Architecture & System Design

Last reviewed: March 2026 · Maintained by Claude

A practical guide to thinking about and designing software systems — from individual services to large distributed architectures. Useful whether you're a developer making design decisions, or a non-technical reader who wants to understand how software systems are structured.

What is software architecture?

Architecture is the set of significant decisions that shape a software system — how it's divided into parts, how those parts communicate, where data lives, and how the system handles failure. Good architecture makes a system easier to change, scale, and understand. Poor architecture makes every change expensive and every incident chaotic.

The key insight: architecture isn't about diagrams, it's about tradeoffs. Every choice (monolith vs microservices, SQL vs NoSQL, synchronous vs async) trades one thing for another. Understanding those tradeoffs is the job.

Part 1 — Foundational concepts

The monolith vs microservices question

Most systems start as a monolith — a single deployable unit where all the code lives together. This is often the right call early on: it's simpler to develop, test, and deploy.

Microservices split the system into independently deployable services, each responsible for one domain. The benefits are real — independent scaling, independent deployments, team autonomy — but so are the costs: distributed systems are harder to debug, network calls fail, data consistency becomes your problem.

The pragmatic view: start with a monolith. Split things out when a specific piece genuinely needs to scale independently, or when team size makes a shared codebase painful.

Synchronous vs asynchronous communication

Synchronous: Service A calls Service B and waits for a response. Simple, easy to reason about. Problem: if B is slow or down, A is stuck.
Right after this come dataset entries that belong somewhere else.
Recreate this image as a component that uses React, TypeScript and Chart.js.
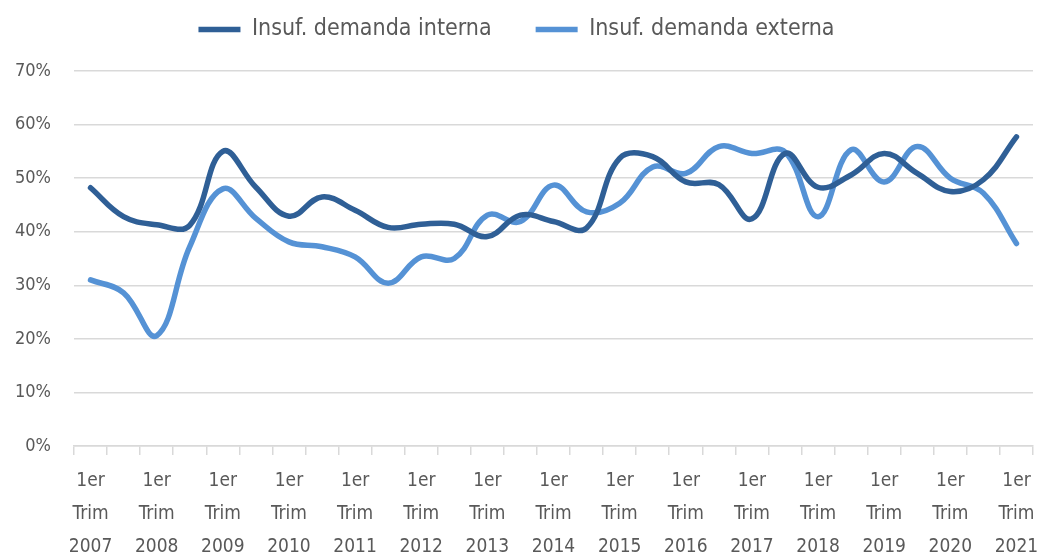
import React, { useEffect, useRef } from "react";
import { Chart, registerables } from "chart.js";

Chart.register(...registerables);

const categories: string[] = [
  "1er Trim 2007", "", "1er Trim 2008", "", "1er Trim 2009", "", "1er Trim 2010", "",
  "1er Trim 2011", "", "1er Trim 2012", "", "1er Trim 2013", "", "1er Trim 2014", "",
  "1er Trim 2015", "", "1er Trim 2016", "", "1er Trim 2017", "", "1er Trim 2018", "",
  "1er Trim 2019", "", "1er Trim 2020", "", "1er Trim 2021",
];

const demandaInterna: number[] = [
  48.2, 42.8, 41.3, 41.2, 55.0, 48.3, 42.9, 46.5, 44.0, 40.8,
  41.4, 41.4, 39.1, 43.1, 41.9, 40.7, 53.7, 54.0, 49.3, 48.8,
  42.4, 54.6, 48.3, 50.6, 54.6, 50.9, 47.5, 49.7, 57.7,
];

const demandaExterna: number[] = [
  31.0, 28.6, 20.6, 37.2, 48.0, 42.5, 38.1, 37.2, 35.3, 30.4,
  35.3, 35.0, 43.1, 41.9, 48.7, 43.7, 45.3, 52.1, 50.9, 55.9,
  54.6, 54.9, 42.8, 55.3, 49.3, 55.9, 50.0, 47.2, 37.8,
];

const seriesNames = ["Insuf. demanda interna", "Insuf. demanda externa"];
const yTicks = [0, 10, 20, 30, 40, 50, 60, 70];

const FONT = "'Liberation Sans Narrow', 'DejaVu Sans Condensed', 'Roboto', sans-serif";
const TEXT = "#595959";

const legendMargin = {
  id: "legendMargin",
  beforeInit(chart: any) {
    const legend = chart.legend;
    const orig = legend.fit;
    legend.fit = function () {
      orig.bind(legend)();
      this.height = 97;
    };
  },
};

export default function App() {
  const ref = useRef<HTMLCanvasElement | null>(null);
  useEffect(() => {
    if (!ref.current) return;
    const chart = new Chart(ref.current, {
      type: "line",
      plugins: [legendMargin],
      data: {
        labels: categories,
        datasets: [
          {
            label: seriesNames[0],
            data: demandaInterna,
            borderColor: "#2F5F96",
            backgroundColor: "#2F5F96",
            borderWidth: 5.5,
            pointRadius: 0,
            tension: 0.4,
            borderCapStyle: "round",
            borderJoinStyle: "round",
          },
          {
            label: seriesNames[1],
            data: demandaExterna,
            borderColor: "#5592D5",
            backgroundColor: "#5592D5",
            borderWidth: 5.5,
            pointRadius: 0,
            tension: 0.4,
            borderCapStyle: "round",
            borderJoinStyle: "round",
          },
        ],
      },
      options: {
        animation: false,
        responsive: true,
        maintainAspectRatio: false,
        layout: { padding: { left: 0, right: 4, top: -26, bottom: 0 } },
        plugins: {
          legend: {
            position: "top",
            labels: {
              usePointStyle: true,
              pointStyle: "line",
              pointStyleWidth: 42,
              boxHeight: 18,
              color: TEXT,
              font: { family: FONT, size: 23 },
              padding: 44,
            },
          },
          tooltip: { enabled: false },
        },
        scales: {
          x: {
            offset: true,
            afterFit: (axis: any) => {
              axis.height = 109;
              axis.paddingLeft = 0;
              axis.paddingRight = 0;
            },
            grid: {
              offset: true,
              drawOnChartArea: false,
              drawTicks: true,
              tickLength: 9,
              color: "#D9D9D9",
              lineWidth: 1.5,
            },
            border: { display: true, color: "#D9D9D9", width: 1.5 },
            ticks: {
              autoSkip: false,
              maxRotation: 0,
              minRotation: 0,
              color: TEXT,
              padding: 10,
              font: { family: FONT, size: 19, lineHeight: 1.72 },
              callback: (_v: any, i: number) => {
                const s = categories[i];
                return s ? s.split(" ") : "";
              },
            },
          },
          y: {
            min: 0,
            max: 70,
            afterFit: (axis: any) => {
              axis.width = 74;
            },
            afterBuildTicks: (axis: any) => {
              axis.ticks = yTicks.map((v) => ({ value: v }));
            },
            grid: { color: "#D9D9D9", lineWidth: 1.5, drawTicks: false },
            border: { display: false },
            ticks: {
              color: TEXT,
              padding: 23,
              font: { family: FONT, size: 18 },
              callback: (v: any) => v + "%",
            },
          },
        },
      },
    });
    return () => chart.destroy();
  }, []);
  return (
    <div style={{ position: "fixed", left: 0, top: 0, width: "1037px", height: "555px", background: "#fff" }}>
      <canvas ref={ref} />
    </div>
  );
}
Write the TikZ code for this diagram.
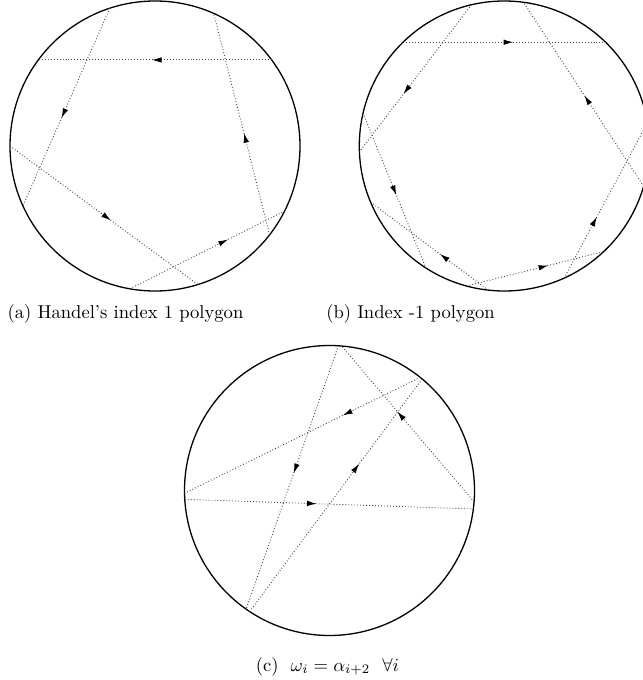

Asynchronous: Service A puts a message on a queue. Service B picks it up when it's ready. Decoupled, resilient. Problem: harder to reason about, eventual consistency becomes a concern.

In practice most systems use both — synchronous for user-facing requests where you need an immediate response, async (queues, pub/sub) for background work, notifications, and event-driven processing.

The database question

Relational (SQL): Structured data, relationships between entities, ACID transactions. Postgres is usually the right default. Predictable, battle-tested, powerful.

Document (NoSQL): Flexible schema, good for hierarchical data. MongoDB, Firestore. Can be fast for reads, but joins are your problem.

Key-value stores: Redis. Blazingly fast. Good for caching, sessions, rate limiting — not for primary data storage.

The common mistake: reaching for a fancy datastore before you've outgrown Postgres. Postgres can handle more than most teams will ever need.

Part 2 — Patterns worth knowing

The 12-Factor App

A set of principles for building cloud-native applications — config in environment variables, stateless processes, logs as streams, explicit dependencies. Understanding these explains why modern cloud infrastructure works the way it does.

Read the original: 12factor.net

Event-driven architecture

Instead of services calling each other directly, they emit events ("order placed", "payment received") that other services consume. Decouples producers from consumers, makes it easy to add new consumers without changing existing code.

Tradeoff: eventual consistency. The system will get there, but not instantly. For user-facing flows that need immediate confirmation (did my payment go through?) you still need a synchronous confirmation step.

CQRS — Command Query Responsibility Segregation

Split the write path (commands that change state) from the read path (queries that return data). The read side can be optimised for queries independently of the write side. Useful for complex domains; overkill for simple CRUD.

The strangler fig pattern

How to migrate a legacy monolith to a new architecture without a big-bang rewrite. New functionality is built outside the old system; old functionality is gradually moved across. The old system is "strangled" over time. Named after a tree that grows around a host and eventually replaces it.

Part 3 — Distributed systems realities

The things that always fail

The network is not reliable
Latency is not zero
Bandwidth is not infinite
The network is not secure
Topology changes
There is more than one administrator
Transport cost is not zero
The network is not homogeneous

(These are the "fallacies of distributed computing" — worth knowing by name.)

Idempotency

If an operation might be retried (network failure, timeout), it should be safe to run it twice without bad effects. Design operations to be idempotent — "process payment for order 123" should check if it's already been processed before charging the card.

Circuit breakers

If Service B is failing, stop hammering it. A circuit breaker detects repeated failures and "opens" — subsequent calls fail fast without actually hitting B. After a timeout it lets a test call through. If that succeeds, it closes again. Prevents cascading failures.